The Coen Brothers are geniuses. If we can’t start with agreement at that point you should move on. The Big Lebowski is one of their finest films and is an exemplary stoner film even if compared to some of the others mentioned here, the roaches are not, to quote Cold Chisel, as “thick on the ground.”
Unlike Inherent Vice this is a buddy story but it also contains a quest for the hero and his faithful offsiders to take to solve the mystery. There are huge nods to Raymond Chandler, the master of the hard-boiled LA private eye story and it is amazing how well these genres rub together. But there is so much more, the cast is amazing, script and characters first rate, music and the production values spot on. The dude abides in the end but the shambolic journey that he and his two buddies take is a classic stoner story where the weed both helps and hinders.

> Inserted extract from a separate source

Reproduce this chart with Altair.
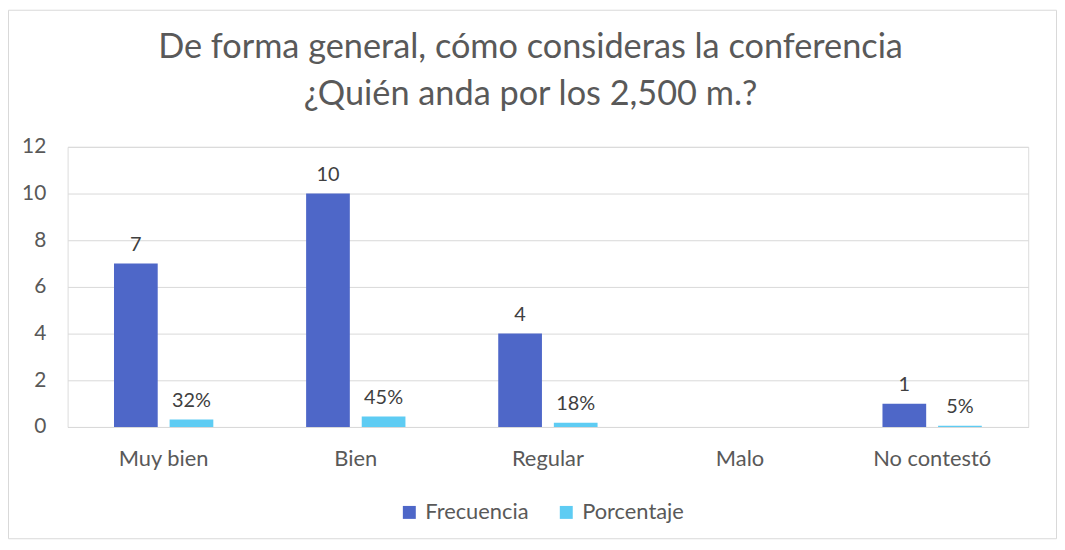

There is one film I should mention that for my mind fits into neither of these stoner movie categories. That is Fear and Loathing In Las Vegas but to be honest the genius was in the book by Hunter S Thompson. Go read it as it is still one of a kind even now and its blend of fact and fiction, journalism and autobiography, cultural critique and hilarious episodes form the basis of gonzo journalism and a whole lot of other stuff.
But in the end this is a book about being off your nut and just really going with it, in fact not just going with it but doubling down at every opportunity. For me the film doesn’t nail it but have a look anyway. By the way Blaze named his pets after characters in that book. He has a snake called Dr Gonzo and a spoodle called Raoul Duke who always looks at me like I am a meat flavoured hash cookie and once asked me if I could take him bowling. No wait, that was a dream.